Monday, January 31, 2022

Lists

     Polish journalist Ryszard Kapuściński's The Soccer War (1986), translated by William Brand, inspires me to start a few lists. One is of the best lines from author bios. Kapuściński's entry: "He witnessed twenty-seven coups and revolutions and was sentenced to death four times." 

I've heard almost exclusively good things about his work through the years. Not long ago I read the first book of his I bought, a choice based on title, since every selection from his oeuvre seems as acclaimed as the others. His approach is tough to describe. It isn't quite formal reportage. But "informal reportage" isn't right because he is technically a paid professional. It isn't quite memoir. Sometimes it's diary. Several chapters are "notes" on a book he intends to write. Others are fragments from the frontlines: Algeria, Ghana, Cyprus, Honduras....
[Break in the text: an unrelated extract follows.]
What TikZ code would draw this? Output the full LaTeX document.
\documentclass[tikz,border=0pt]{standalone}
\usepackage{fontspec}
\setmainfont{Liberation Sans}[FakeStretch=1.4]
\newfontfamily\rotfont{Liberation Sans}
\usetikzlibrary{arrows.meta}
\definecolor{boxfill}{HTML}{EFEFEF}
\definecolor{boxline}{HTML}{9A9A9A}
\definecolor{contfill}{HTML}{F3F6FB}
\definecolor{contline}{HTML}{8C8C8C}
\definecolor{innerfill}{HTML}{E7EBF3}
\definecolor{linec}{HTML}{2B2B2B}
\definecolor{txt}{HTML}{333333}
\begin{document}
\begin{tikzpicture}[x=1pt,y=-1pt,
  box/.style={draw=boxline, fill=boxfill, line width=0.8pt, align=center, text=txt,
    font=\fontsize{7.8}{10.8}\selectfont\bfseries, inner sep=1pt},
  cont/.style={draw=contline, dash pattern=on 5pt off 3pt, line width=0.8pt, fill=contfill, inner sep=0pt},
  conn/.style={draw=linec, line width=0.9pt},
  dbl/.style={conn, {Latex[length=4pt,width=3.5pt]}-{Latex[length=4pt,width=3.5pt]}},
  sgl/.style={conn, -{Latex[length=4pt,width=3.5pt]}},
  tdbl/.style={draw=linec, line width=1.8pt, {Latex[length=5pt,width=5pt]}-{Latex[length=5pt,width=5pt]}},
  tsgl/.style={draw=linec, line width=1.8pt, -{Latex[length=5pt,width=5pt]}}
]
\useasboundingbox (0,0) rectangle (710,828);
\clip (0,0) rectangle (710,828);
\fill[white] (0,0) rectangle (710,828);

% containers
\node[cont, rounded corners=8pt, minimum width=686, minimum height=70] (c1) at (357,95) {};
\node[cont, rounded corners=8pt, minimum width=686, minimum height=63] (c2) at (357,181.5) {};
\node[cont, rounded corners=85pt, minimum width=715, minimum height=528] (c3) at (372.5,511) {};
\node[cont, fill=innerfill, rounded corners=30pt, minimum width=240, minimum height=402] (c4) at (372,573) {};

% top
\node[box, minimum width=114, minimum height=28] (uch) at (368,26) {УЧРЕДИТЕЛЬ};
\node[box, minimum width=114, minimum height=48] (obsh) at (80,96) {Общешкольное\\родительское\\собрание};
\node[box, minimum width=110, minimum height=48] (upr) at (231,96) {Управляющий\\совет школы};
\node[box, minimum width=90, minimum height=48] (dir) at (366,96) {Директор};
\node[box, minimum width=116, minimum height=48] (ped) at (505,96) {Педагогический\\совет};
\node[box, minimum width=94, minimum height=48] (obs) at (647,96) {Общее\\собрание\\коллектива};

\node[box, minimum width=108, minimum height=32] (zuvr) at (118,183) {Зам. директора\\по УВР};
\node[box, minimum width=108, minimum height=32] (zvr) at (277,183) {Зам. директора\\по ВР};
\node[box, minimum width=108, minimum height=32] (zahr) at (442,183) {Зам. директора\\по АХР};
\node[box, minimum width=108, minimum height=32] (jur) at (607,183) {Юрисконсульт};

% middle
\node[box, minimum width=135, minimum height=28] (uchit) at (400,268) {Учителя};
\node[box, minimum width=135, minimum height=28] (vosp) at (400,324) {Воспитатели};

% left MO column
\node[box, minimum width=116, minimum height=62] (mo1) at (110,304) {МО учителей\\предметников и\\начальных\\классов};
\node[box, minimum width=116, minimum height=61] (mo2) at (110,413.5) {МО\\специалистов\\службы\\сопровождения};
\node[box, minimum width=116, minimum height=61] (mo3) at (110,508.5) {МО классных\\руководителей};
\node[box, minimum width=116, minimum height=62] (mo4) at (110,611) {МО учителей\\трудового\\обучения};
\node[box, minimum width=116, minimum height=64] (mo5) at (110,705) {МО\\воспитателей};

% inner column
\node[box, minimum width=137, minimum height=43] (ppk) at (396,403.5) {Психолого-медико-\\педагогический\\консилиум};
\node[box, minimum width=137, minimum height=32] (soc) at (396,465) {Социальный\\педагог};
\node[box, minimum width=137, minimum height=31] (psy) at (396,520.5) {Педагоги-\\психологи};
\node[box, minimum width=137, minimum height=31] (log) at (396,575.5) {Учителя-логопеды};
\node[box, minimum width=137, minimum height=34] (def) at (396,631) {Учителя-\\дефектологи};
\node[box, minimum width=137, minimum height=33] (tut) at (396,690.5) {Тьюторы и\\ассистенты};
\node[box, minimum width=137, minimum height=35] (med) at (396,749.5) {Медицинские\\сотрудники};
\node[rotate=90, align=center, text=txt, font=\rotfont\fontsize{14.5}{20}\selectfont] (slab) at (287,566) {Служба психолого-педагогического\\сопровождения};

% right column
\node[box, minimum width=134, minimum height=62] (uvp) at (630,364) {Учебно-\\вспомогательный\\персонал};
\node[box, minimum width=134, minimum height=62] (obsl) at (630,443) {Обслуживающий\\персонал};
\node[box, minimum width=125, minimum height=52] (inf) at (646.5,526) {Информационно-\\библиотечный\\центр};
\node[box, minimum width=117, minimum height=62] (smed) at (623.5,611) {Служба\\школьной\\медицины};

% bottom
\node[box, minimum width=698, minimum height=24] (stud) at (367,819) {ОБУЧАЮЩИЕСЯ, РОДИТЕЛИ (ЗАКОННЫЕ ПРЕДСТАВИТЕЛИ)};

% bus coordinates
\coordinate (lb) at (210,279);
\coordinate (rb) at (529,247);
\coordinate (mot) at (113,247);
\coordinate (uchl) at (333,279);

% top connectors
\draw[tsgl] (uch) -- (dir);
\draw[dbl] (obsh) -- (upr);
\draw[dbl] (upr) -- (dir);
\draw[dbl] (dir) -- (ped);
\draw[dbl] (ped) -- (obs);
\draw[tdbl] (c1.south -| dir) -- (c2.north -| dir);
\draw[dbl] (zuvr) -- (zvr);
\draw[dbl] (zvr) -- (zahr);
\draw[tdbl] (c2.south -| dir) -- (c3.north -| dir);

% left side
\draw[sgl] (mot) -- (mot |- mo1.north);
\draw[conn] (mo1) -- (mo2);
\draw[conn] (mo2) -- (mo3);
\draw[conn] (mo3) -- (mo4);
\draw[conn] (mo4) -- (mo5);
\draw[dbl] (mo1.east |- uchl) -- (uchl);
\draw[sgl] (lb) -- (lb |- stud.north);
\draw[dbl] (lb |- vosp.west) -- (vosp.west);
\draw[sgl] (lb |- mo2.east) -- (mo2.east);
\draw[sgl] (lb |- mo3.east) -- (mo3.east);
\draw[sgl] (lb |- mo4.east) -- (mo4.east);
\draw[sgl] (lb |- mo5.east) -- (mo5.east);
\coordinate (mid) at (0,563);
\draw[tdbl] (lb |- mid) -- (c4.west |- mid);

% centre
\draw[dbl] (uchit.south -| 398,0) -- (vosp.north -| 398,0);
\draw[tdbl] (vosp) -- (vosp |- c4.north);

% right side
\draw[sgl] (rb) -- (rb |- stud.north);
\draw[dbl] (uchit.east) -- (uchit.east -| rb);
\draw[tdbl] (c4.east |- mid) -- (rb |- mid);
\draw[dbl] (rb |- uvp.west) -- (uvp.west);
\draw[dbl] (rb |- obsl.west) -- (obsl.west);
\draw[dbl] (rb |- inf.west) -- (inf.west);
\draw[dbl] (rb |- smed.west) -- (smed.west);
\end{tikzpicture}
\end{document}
In Nigeria he's beaten. A lot. So much that he comes up with advice for how to take a beating: Don't fight back. Your assailant is never alone and fighting back will only get you beaten worse or murdered. But don't turn into a blubbering, craven mess, as showing weakness will also get you beaten severely or murdered. The book is filled with stories such as this: Kapuściński drives up to a checkpoint. The men who control the area pull him from his car and slap him around, demanding money. He gives them a little and someone hits him hard. He gives them more and is allowed to drive on. At the next checkpoint, he's pulled from his car and sprayed down with a flammable chemical. (They've been burning people, including women and children, alive.) He pays them and he's allowed to drive on. Now he's out of money. Coming up to the next checkpoint emptyhanded means death. So he floors it and breaks through the checkpoint, making it to the next village. But how is he going to return? He speaks to the police. Officers pile into his car to escort him.
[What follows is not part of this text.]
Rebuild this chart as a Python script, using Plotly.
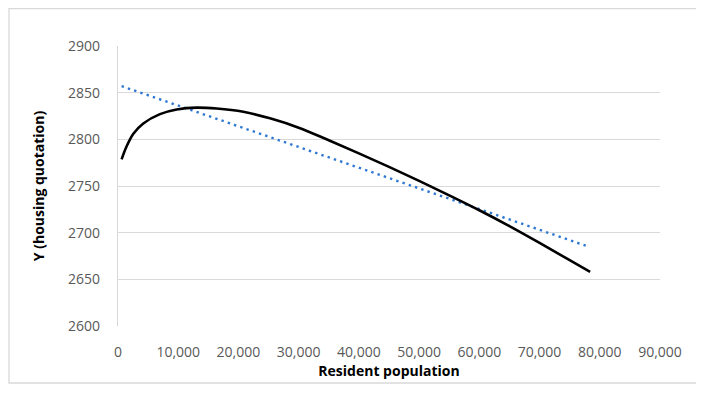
import plotly.graph_objects as go

# Fitted curve (black)
curve_x = [600, 1400, 2550, 4200, 6970, 9740, 13070, 16390, 20800, 25240,
           30000, 35000, 40000, 45000, 50000, 55000, 60000, 65000, 70000, 75000, 78400]
curve_y = [2778.5, 2792, 2806, 2817, 2827, 2832, 2834, 2833, 2829.5, 2822.5,
           2812.5, 2799, 2785, 2770.5, 2755.5, 2740, 2724, 2707, 2689, 2670.5, 2658]

# Linear trend line (blue dotted), end points
trend_x = [600, 77700]
trend_y = [2857, 2686]

x_ticks = [0, 10000, 20000, 30000, 40000, 50000, 60000, 70000, 80000, 90000]
y_ticks = [2600, 2650, 2700, 2750, 2800, 2850, 2900]

font_family = "Open Sans, Liberation Sans, sans-serif"

fig = go.Figure()
fig.add_trace(go.Scatter(x=trend_x, y=trend_y, mode="lines",
                         line=dict(color="#2E78D2", width=2.4, dash="2.4px,4.2px"),
                         showlegend=False))
fig.add_trace(go.Scatter(x=curve_x, y=curve_y, mode="lines",
                         line=dict(color="#000000", width=2.6, shape="spline", smoothing=1.0),
                         showlegend=False))

# page body has an 8px default margin, so the figure is shifted by 8px
fig.update_layout(
    width=696, height=385,
    margin=dict(l=110, r=44, t=38, b=67),
    paper_bgcolor="white", plot_bgcolor="white",
    font=dict(family=font_family, color="#595959", size=14),
    xaxis=dict(range=[0, 90000], tickvals=x_ticks, tickformat=",d",
               showgrid=False, zeroline=False, showline=False,
               ticks="", ticklabelstandoff=16,
               tickfont=dict(size=14, color="#595959"),
               title=dict(text="<b>Resident population</b>", standoff=4,
                          font=dict(size=14, color="#000000"))),
    yaxis=dict(range=[2600, 2900], tickvals=y_ticks,
               showgrid=True, gridcolor="#D9D9D9", gridwidth=1.3,
               zeroline=False, showline=True, linecolor="#D9D9D9", linewidth=1.3,
               ticks="", ticklabelstandoff=14,
               tickfont=dict(size=14, color="#595959"),
               title=dict(text="<b>Y (housing quotation)</b>", standoff=20,
                          font=dict(size=14, color="#000000"))),
    shapes=[dict(type="rect", xref="paper", yref="paper",
                 x0=-0.2011, x1=1.0683, y0=-0.2036, y1=1.1332,
                 line=dict(color="#D9D9D9", width=1.3), fillcolor="rgba(0,0,0,0)")],
)

fig.write_html("out.html")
Kapuściński doesn't swagger into danger. He's a modest man who happens to have an irrepressible urge to be at the center of great upheavals and experience danger for himself. Besides, he can't stand being at home, working in a safe, quiet environment, participating in mundane activities and conversations. Another list I'll start is of my favorite tirades. Kapuściński's entry: A multipage paragraph about his grudging tolerance of all furniture except desks. His hatred of desks.

Power struggles, mismanagement, corruption, food insecurity, bloodshed. Societies trying to stabilize, societies falling apart. The term "civil war" is currently being thrown around in the US and Kapuściński's book provides an insight into what that actually means. It's hell and yet, without softening his account, he preserves his lightness of touch, his humanity, his sense of humor. Every book on war I've read reveals its absurd side and he may take it furthest. As one breaks out, Kapuściński stumbles in the dark and wrestles a trash can.

The final list is entitled "Ryszard Kapuściński." It starts with The Soccer War and will continue through the rest of his work.